Before Gucci Mane went to prison in September 2013, his life wasn’t in terrific shape. He was an overweight, self-described drug addict with a kidney-killing pint-a-day dependence on lean. He had become a habitual bridge burner, alienating allies in the industry with his volatile behavior and a number of head-scratching Twitter rants. And then he was gone.
The Atlanta rapper released an unreal number of projects while inside the federal prison system, between September 2013 and May of this year, taking the adage “back like I never left” to new heights when he finally came home a few months early to much fanfare.
Sober and looking like a changed man, his keg belly transformed into a cold six-pack while on the inside, it was all eyes on Wop for the Friday release of his ninth solo LP, Everybody Looking. Gucci sticks to the script on the new project, staying close to his trap roots by working with frequent collaborators Zaytoven, Mike WiLL Made-It, Southside, and Drumma Boy.
He didn’t lose any clout in the bing either, and proves his relevancy with the help of guest appearances from some of the hottest rappers out, including Drake (“Back on Road”), Kanye West (“Pussy Print”), and Young Thug (“Guwop Home”), who was just starting to bubble via Gucci’s 1017 BrickSquad when Mane got locked up.
The current chapter of La Flare’s post-prison life has been mostly viewed through Snapchat clips. The terms of his house arrest make it difficult for the new, toned (and possibly cloned?) Zone 6 rapper to do anything more than keep a low profile. Which is what made his first show after his bid such an event.
The Trap God returned to reclaim his throne Friday night, hosting his official homecoming concert, dubbed, “Gucci Mane and Friends,” at Atlanta’s famed Fox Theatre on the night of the album release.
Before the show began, anticipation and high-grade weed smoke had the nearly 5,000-person capacity theater feeling thick. What was a half-full venue quickly turned into a sea of humanity once Gucci emerged from behind the curtain shortly before 9 p.m., in a shimmering black jacket that Liberace would’ve been proud of.
He set the tempo with his The State vs. Radric Davis intro “Classical” before rolling into his deep catalog of bangers, including “Lemonade,” “Photo Shoot,” “Go Head,” and “Freaky Girl”—his signature pregnant strut still in effect despite his weight loss.
Keyshia Ka’oir, his supportive girlfriend, joined the fun, dancing seductively in a skin-tight sequined two piece outfit with the words “sex” prominently written in yellow letters on the top and bottom, for the single “I Think I Love Her.”
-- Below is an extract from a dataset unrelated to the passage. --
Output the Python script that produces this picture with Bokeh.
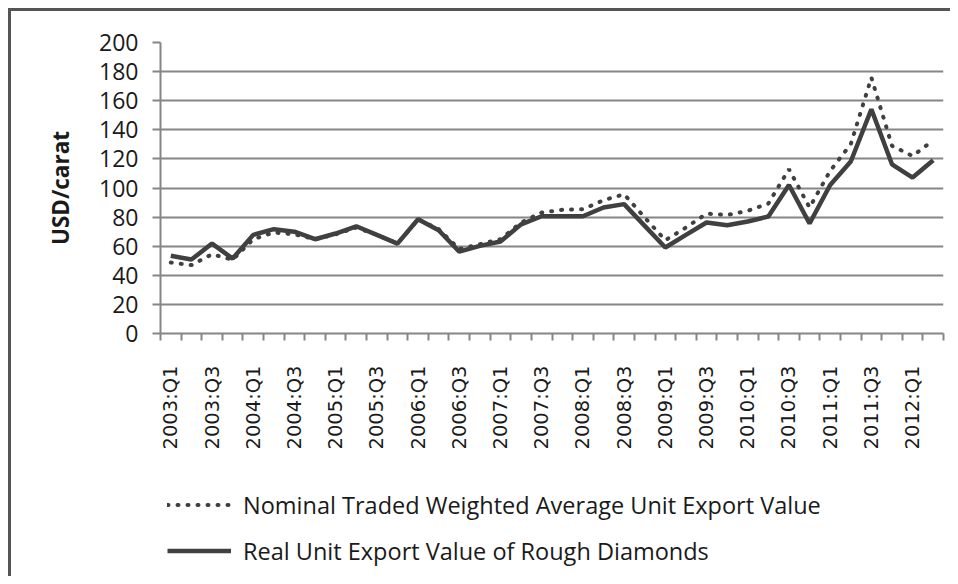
from bokeh.plotting import figure
from bokeh.layouts import column
from bokeh.models import Range1d, FixedTicker, Legend, LegendItem
from bokeh.embed import file_html
from bokeh.resources import INLINE

quarters = ["2003:Q1", "2003:Q2", "2003:Q3", "2003:Q4",
            "2004:Q1", "2004:Q2", "2004:Q3", "2004:Q4",
            "2005:Q1", "2005:Q2", "2005:Q3", "2005:Q4",
            "2006:Q1", "2006:Q2", "2006:Q3", "2006:Q4",
            "2007:Q1", "2007:Q2", "2007:Q3", "2007:Q4",
            "2008:Q1", "2008:Q2", "2008:Q3", "2008:Q4",
            "2009:Q1", "2009:Q2", "2009:Q3", "2009:Q4",
            "2010:Q1", "2010:Q2", "2010:Q3", "2010:Q4",
            "2011:Q1", "2011:Q2", "2011:Q3", "2011:Q4",
            "2012:Q1", "2012:Q2"]

nominal = [48.8, 47.0, 54.5, 50.6, 64.8, 69.4, 68.2, 64.8, 68.2, 72.8,
           67.8, 61.8, 78.5, 71.7, 58.0, 61.4, 64.8, 76.3, 83.1, 85.0,
           85.4, 91.6, 95.7, 79.7, 64.1, 72.8, 82.4, 81.5, 84.3, 89.3,
           112.9, 86.6, 111.8, 130.1, 175.9, 129.0, 122.0, 132.8]

real = [53.4, 50.8, 61.8, 51.5, 67.8, 71.7, 70.0, 64.8, 68.7, 73.7,
        67.8, 61.8, 78.5, 71.0, 56.3, 60.2, 63.2, 75.0, 80.6, 80.6,
        80.6, 86.6, 88.9, 74.0, 59.1, 67.8, 76.3, 74.4, 77.0, 80.4,
        102.1, 75.6, 102.1, 118.2, 154.1, 116.3, 107.2, 119.1]

series_names = ["Nominal Traded Weighted Average Unit Export Value",
                "Real Unit Export Value of Rough Diamonds"]

y_ticks = [0, 20, 40, 60, 80, 100, 120, 140, 160, 180, 200]

n = len(quarters)
xs = [i + 0.5 for i in range(n)]
label_pos = [i + 0.5 for i in range(0, n, 2)]
boundaries = list(range(n + 1))

GRID = "#868686"
LINE = "#404040"
TEXT = "#1a1a1a"

W = 939
H_TOP = 452
H_LEG = 113
LEFT = 149

p = figure(width=W, height=H_TOP, output_backend="svg", toolbar_location=None,
           x_range=Range1d(0, n), y_range=Range1d(0, 200),
           min_border_left=LEFT, min_border_right=7,
           min_border_top=31, min_border_bottom=130)
p.outline_line_color = None
p.background_fill_color = "white"
p.border_fill_color = "white"

# x axis
p.xaxis.ticker = FixedTicker(ticks=label_pos, minor_ticks=boundaries)
p.xaxis.major_label_overrides = {pos: quarters[i] for i, pos in zip(range(0, n, 2), label_pos)}
p.xaxis.major_tick_out = 0
p.xaxis.major_tick_in = 0
p.xaxis.minor_tick_out = 7
p.xaxis.minor_tick_in = 0
p.xaxis.minor_tick_line_color = GRID
p.xaxis.minor_tick_line_width = 2
p.xaxis.axis_line_color = GRID
p.xaxis.axis_line_width = 2
p.xaxis.major_label_orientation = 1.5707963
p.xaxis.major_label_text_font = "DejaVu Sans"
p.xaxis.major_label_text_font_size = "19.5px"
p.xaxis.major_label_text_color = TEXT
p.xaxis.major_label_standoff = 25
p.xgrid.visible = False

# y axis
p.yaxis.ticker = FixedTicker(ticks=y_ticks)
p.yaxis.minor_tick_line_color = None
p.yaxis.major_tick_out = 8
p.yaxis.major_tick_in = 0
p.yaxis.major_tick_line_color = GRID
p.yaxis.major_tick_line_width = 2
p.yaxis.axis_line_color = GRID
p.yaxis.axis_line_width = 2
p.yaxis.major_label_text_font = "Open Sans"
p.yaxis.major_label_text_font_size = "23px"
p.yaxis.major_label_text_color = TEXT
p.yaxis.major_label_standoff = 14
p.yaxis.axis_label = "USD/carat"
p.yaxis.axis_label_text_font = "Open Sans"
p.yaxis.axis_label_text_font_style = "bold"
p.yaxis.axis_label_text_font_size = "22.5px"
p.yaxis.axis_label_text_color = TEXT
p.yaxis.axis_label_standoff = 20
p.ygrid.ticker = FixedTicker(ticks=y_ticks)
p.ygrid.grid_line_color = GRID
p.ygrid.grid_line_width = 2

NOM_STYLE = dict(line_color=LINE, line_width=4, line_dash="1 9", line_cap="round")
REAL_STYLE = dict(line_color=LINE, line_width=4.5)

p.line(xs, nominal, **NOM_STYLE)
p.line(xs, real, **REAL_STYLE)

# legend panel below the chart (its frame is aligned with the chart's frame)
pl = figure(width=W, height=H_LEG, output_backend="svg", toolbar_location=None,
            x_range=Range1d(0, 1), y_range=Range1d(0, 1),
            x_axis_location=None, y_axis_location=None,
            min_border_left=LEFT, min_border_right=7, min_border_top=18, min_border_bottom=0)
pl.outline_line_color = None
pl.grid.visible = False
pl.background_fill_color = "white"
pl.border_fill_color = "white"
# single-point proxies (draw nothing) that carry the series styles for the legend
lr_nom = pl.line([-5], [-5], **NOM_STYLE)
lr_real = pl.line([-5], [-5], **REAL_STYLE)

legend = Legend(items=[
    LegendItem(label=series_names[0], renderers=[lr_nom]),
    LegendItem(label=series_names[1], renderers=[lr_real]),
], location="top_left", orientation="vertical")
legend.border_line_color = None
legend.background_fill_alpha = 0
legend.padding = 0
legend.margin = 7
legend.glyph_width = 64
legend.glyph_height = 33
legend.label_height = 33
legend.spacing = 13
legend.label_standoff = 12
legend.label_text_font = "Open Sans"
legend.label_text_font_size = "23.5px"
legend.label_text_color = TEXT
pl.add_layout(legend, "center")

layout = column(p, pl, spacing=0)
layout.styles = {"border-left": "3px solid #555555", "border-top": "3px solid #555555",
                 "margin-left": "8px", "margin-top": "8px"}

open("out.html", "w").write(file_html(layout, INLINE))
A photo posted by Gucci Mane (@laflare1017) on Jul 23, 2016 at 6:59am PDT
OJ the Juiceman was the first rap friend to show up to the party, for a rendition of “Make the Trap Say Aye.” Gucci Mane looked visibly happy to be united with his Bouldercrest Road brethren, rapping OJ’s verse word-for-word with a Kool-Aid smile. “This is Gucci and Friends—let’s bring out some more friends,” DJ Holiday yelled from his place behind the 1s and 2s.
At different points of the night, Peewee Longway, Young Dolph, Fetty Wap, and 2 Chainz all contributed.
Gucci, who was at that point rocking a cow-print sequined vest, launched into more hits like “Bird Flu,” “That’s My Hood,” and “Making Love to the Money.”
“I got so many hits, we gone be here for a minute,” he said with a smile, showing off his pearly white veneers. For someone who hasn’t performed in three years, the tatted-up rapper was noticeably crisp, remembering his lyrics, even for the older material.
When Future came jogging onto the stage to “Stick Talk,” a deafening roar ripped through the crowd. Drake’s appearance officially broke the knob off. By the time Hendrix and Aubrey collaborated on “Jumpman,” the entire building felt like it was about to bust at the seams—you could feel the floor undulating beneath the feet of the super ignited crowd.
“Shout out to the legend Gucci Mane,” the 6 God declared after the two performed “Back on Road.” He was right. This was Gucci’s night. Back to the trap house. Like he never left.